So we attended Blockchain Week 2018 London and had the pleasure of meeting some amazing people. We heard some great talks and got to see some interesting uses of blockchain technology. Out of all the talks we heard, only a select few really stood out for me. So much so in fact that I was compelled to write this very article.
Problems and limitations with the existing Distributed Ledger Technology (DLT) Blockchain.
If we take a look at the two most popular systems based on blockchain which are Bitcoin and Ethereum, we can clearly see there are a number of issues currently plaguing them. These issues are mainly derived from the way in which both systems reach a consensus when conducting transactions on their respective ledgers. I will briefly go over the issues of both systems below.
It is common knowledge or a well-known fact that blockchain isn’t all that great at scaling. Decentralisation is an intrinsic part of blockchain technology. This means that every participating node on a network must process every transaction. This has the added benefits of security, fault tolerance, and democratic neutrality on the network but comes at the cost of scalability.
There are two main consensus mechanisms known to the blockchain, Proof of Work (PoW) and Proof of Stake (PoS). PoW is the original consensus mechanism and is an algorithm used to confirm transactions on the blockchain. It works by competing nodes called miners trying to solve complex mathematical problems to earn a reward. Once successfully solved a new block is added to the chain. The process of mining requires specialised computer hardware in order to solve these complex problems. These specialised machines consume large amounts of power, so the process of mining is extremely costly. Both Bitcoin and Ethereum work off this mechanism. Although Ethereum has plans of shifting their current consensus mechanism over to PoS (Ethereum Casper) it’s still not there yet. PoS is a slightly different consensus mechanism in that is tries to achieve a distributed consensus by randomly selecting the creator of the next block by use of randomised block selection methods.
So to summarise the main issues of blockchain as a whole are:
- Low transaction throughput
- High transaction fees
- Costly mining processes
Is there an alternative to blockchain? The short answer to that question is yes, Radix.
What is Radix?
6 years in the making, Radix is its own protocol. It’s not a potential or theoretical protocol, it’s here and it’s happening right now. Radix is a new protocol that allows you to do 3 things:
- Create your own assets, tokens, and coins.
- Pay anyone, anywhere, anytime within 5 seconds.
- Build fully distributed applications, in every sense of the word.
Where Radix trumps blockchain
Radix is highly scalable, so the more nodes you have on the network the greater the throughput. If you visit their website, you can see a live representation of that via their explorer which shows the total number of live transactions per seconds that are currently happening. The numbers speak for themselves.
In order to achieve such high scalability and in stark contrast to blockchain technology, Radix has :
- No Proof of Work (PoW)
- No Proof of Stake (PoS)
- No Master Nodes
Radix is appealing to existing developers curious to make a transition into Distributed Ledger Technologies (DLTs). This is mainly due to the following qualities:
- There are no requirements for special software and is browser ready.

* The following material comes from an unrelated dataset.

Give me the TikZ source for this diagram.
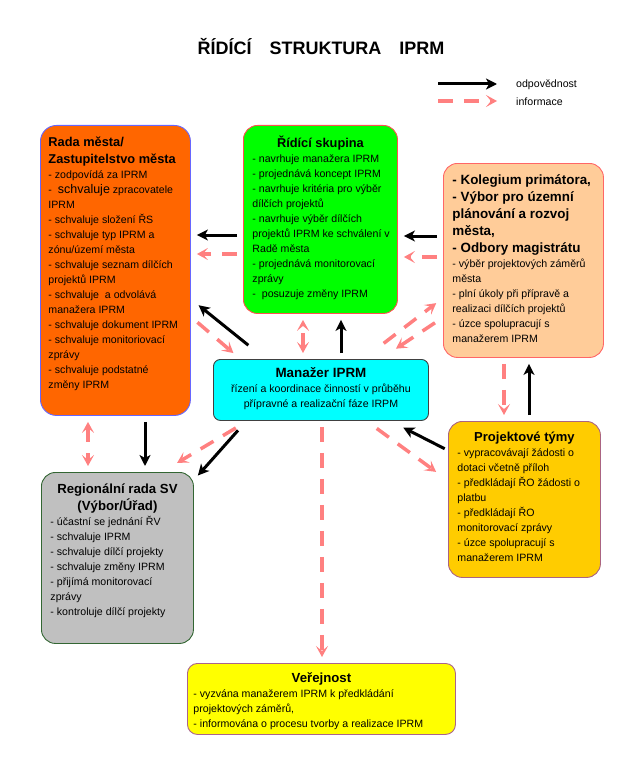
\documentclass[tikz,border=0pt]{standalone}
\usepackage{fontspec}
\setmainfont{Liberation Sans}
\usetikzlibrary{arrows.meta,calc}
\definecolor{radafill}{RGB}{255,102,0}
\definecolor{radaline}{RGB}{102,102,255}
\definecolor{ridicifill}{RGB}{0,255,0}
\definecolor{ridiciline}{RGB}{255,80,80}
\definecolor{kolegfill}{RGB}{255,204,153}
\definecolor{kolegline}{RGB}{255,102,102}
\definecolor{manazfill}{RGB}{0,255,255}
\definecolor{manazline}{RGB}{64,64,64}
\definecolor{tymyfill}{RGB}{255,204,0}
\definecolor{tymyline}{RGB}{170,100,130}
\definecolor{regiofill}{RGB}{192,192,192}
\definecolor{regioline}{RGB}{51,102,51}
\definecolor{verefill}{RGB}{255,255,0}
\definecolor{vereline}{RGB}{170,100,140}
\definecolor{infopink}{RGB}{255,128,128}
\newcommand{\hdfont}[2]{\bfseries\fontsize{#1}{#2}\selectfont}
\newcommand{\txfont}{\mdseries\fontsize{10.6}{15}\selectfont}
\newcommand{\boxtext}[4]{\parbox[c][#3][t]{#2}{\raggedright\leftskip=#1\relax #4}}
\begin{document}
\begin{tikzpicture}[x=1pt, y=-1pt,
  box/.style={draw, line width=0.9pt, rounded corners=14pt, anchor=north west, inner sep=0pt},
  resp/.style={draw=black, line width=3pt, -{Stealth[length=11pt,width=11pt,inset=3pt]}, shorten <=6pt, shorten >=6pt},
  info/.style={draw=infopink, line width=3.5pt, dash pattern=on 15pt off 11pt, -{Stealth[length=11pt,width=12pt,inset=5pt]}, shorten <=6pt, shorten >=6pt},
  infoboth/.style={info, {Stealth[length=11pt,width=12pt,inset=5pt]}-{Stealth[length=11pt,width=12pt,inset=5pt]}},
  legendtext/.style={anchor=west, inner sep=0pt, font=\txfont}]
\useasboundingbox (0,0) rectangle (641,773);

\node[font=\bfseries\fontsize{18}{20}\selectfont] (title) at (321,47) {ŘÍDÍCÍ\hspace{18pt}STRUKTURA\hspace{18pt}IPRM};
\node[legendtext] (odp) at (516,85) {odpovědnost};
\node[legendtext] (inf) at (516,102) {informace};
\draw[resp] ($(odp.west)+(-84,-1)$) -- ($(odp.west)+(-13,-1)$);
\draw[info] ($(inf.west)+(-84,-1)$) -- ($(inf.west)+(-13,-1)$);

\node[box, fill=radafill, draw=radaline, rounded corners=16pt] (rada) at (40,125) {\boxtext{8pt}{150pt}{290pt}{\vspace*{9pt}\hdfont{12.8}{17}\strut Rada města/\\Zastupitelstvo města\par
  \txfont - zodpovídá za IPRM\\
  - \ {\fontsize{12.5}{15}\selectfont schvaluje} zpracovatele\\IPRM\\
  - schvaluje složení ŘS\\
  - schvaluje typ IPRM a\\zónu/území města\\
  - schvaluje seznam dílčích\\projektů IPRM\\
  - schvaluje \ a odvolává\\manažera IPRM\\
  - schvaluje dokument IPRM\\
  - schvaluje monitoriovací\\zprávy\\
  - schvaluje podstatné\\změny IPRM}};
\node[box, fill=ridicifill, draw=ridiciline] (ridici) at (243,125) {\boxtext{9pt}{154pt}{188pt}{\vspace*{10pt}{\centering\hdfont{12.8}{17}\strut Řídící skupina\par}
  \txfont - navrhuje manažera IPRM\\
  - projednává koncept IPRM\\
  - navrhuje kritéria pro výběr\\dílčích projektů\\
  - navrhuje výběr dílčích\\projektů IPRM ke schválení v\\Radě města\\
  - projednává monitorovací\\zprávy\\
  - \ posuzuje změny IPRM}};
\node[box, fill=kolegfill, draw=kolegline] (kolegium) at (443,163) {\boxtext{9pt}{160pt}{194pt}{\vspace*{9pt}\hdfont{13.4}{17}\strut - Kolegium primátora,\\- Výbor pro územní\\plánování a rozvoj\\města,\\- Odbory magistrátu\par
  \txfont - výběr projektových záměrů\\města\\
  - plní úkoly při přípravě a\\realizaci dílčích projektů\\
  - úzce spolupracují s\\manažerem IPRM}};
\node[box, fill=manazfill, draw=manazline, rounded corners=7pt] (manazer) at (213,359) {\boxtext{0pt}{215pt}{61pt}{\centering\vspace*{6pt}\hdfont{13.4}{17}\strut Manažer IPRM\par
  \txfont řízení a koordinace činností v průběhu\\přípravné a realizační fáze IRPM}};
\node[box, fill=tymyfill, draw=tymyline] (tymy) at (448,421) {\boxtext{9pt}{152pt}{156pt}{\vspace*{8pt}{\centering\hdfont{13}{17}\strut Projektové týmy\par}
  \txfont - vypracovávají žádosti o\\dotaci včetně příloh\\
  - předkládají ŘO žádosti o\\platbu\\
  - předkládají ŘO\\monitorovací zprávy\\
  - úzce spolupracují s\\manažerem IPRM}};
\node[box, fill=regiofill, draw=regioline] (regio) at (41,472) {\boxtext{9pt}{152pt}{171pt}{\vspace*{10.5pt}{\centering\hdfont{13.2}{15}\strut Regionální rada SV\\(Výbor/Úřad)\par}
  \txfont - účastní se jednání ŘV\\
  - schvaluje IPRM\\
  - schvaluje dílčí projekty\\
  - schvaluje změny IPRM\\
  - přijímá monitorovací\\zprávy\\
  - kontroluje dílčí projekty}};
\node[box, fill=verefill, draw=vereline, rounded corners=10pt] (verejnost) at (187,663) {\boxtext{6pt}{268pt}{71pt}{\vspace*{8.5pt}{\centering\hdfont{13.2}{15}\strut Veřejnost\par}
  \txfont - vyzvána manažerem IPRM k předkládání\\projektových záměrů,\\
  - informována o procesu tvorby a realizace IPRM}};

\draw[resp] (ridici.west |- 0,235) -- (rada.east |- 0,235);
\draw[resp] (kolegium.west |- 0,236) -- (ridici.east |- 0,236);
\draw[resp] (manazer.north -| 341,0) -- (ridici.south -| 341,0);
\draw[resp] (tymy.north -| 529,0) -- (kolegium.south -| 529,0);
\draw[resp] (rada.south -| 145,0) -- (regio.north -| 145,0);
\draw[resp] ($(manazer.north west)+(40,-10)$) -- ($(rada.east)+(3,31)$);
\draw[resp] ($(manazer.south west)+(29,5)$) -- ($(regio.north east)+(0,8)$);
\draw[resp] ($(tymy.west)+(2,-48)$) -- ($(manazer.south east)+(-31,4)$);

\draw[info] (ridici.west |- 0,254) -- (rada.east |- 0,254);
\draw[info] (kolegium.west |- 0,257) -- (ridici.east |- 0,257);
\draw[infoboth] (manazer.north -| 303,0) -- (ridici.south -| 303,0);
\draw[info] (kolegium.south -| 504,0) -- (tymy.north -| 504,0);
\draw[infoboth] (rada.south -| 88,0) -- (regio.north -| 88,0);
\draw[info] (manazer.south -| 322,0) -- (verejnost.north -| 322,0);
\draw[info] ($(rada.east)+(2,48)$) -- ($(manazer.north west)+(25,-2)$);
\draw[info] ($(manazer.north east)+(-50,-12)$) -- ($(kolegium.west)+(-2,39)$);
\draw[info] ($(kolegium.west)+(-3,59)$) -- ($(manazer.north east)+(-38,-7)$);
\draw[info] ($(manazer.south west)+(28,4)$) -- ($(regio.north east)+(-22,-6)$);
\draw[info] ($(manazer.south east)+(-57,4)$) -- ($(tymy.west)+(-7,-24)$);
\end{tikzpicture}
\end{document}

- No need to expensive computer hardware. The Radix Client has been tried and tested on the Raspberry Pi, which is relatively cheap to acquire.
The Tempo consensus is at the heart of making Radix achieve consensus at speed and scale. All nodes on the network have something called a logical clock, which is an ever-increasing integer value which represents the number of events witnessed by that node. When a node witnesses an event which it has not yet previously seen it increments its logical clock value. When storing an event a node stores its current logical clock value with it. It is this value which is used to help validate the temporal order of events. Radix has a well-documented whitepaper which goes into much greater detail about how the whole mechanism works including the node incentivising mechanisms used to reward work carried out on the ledger.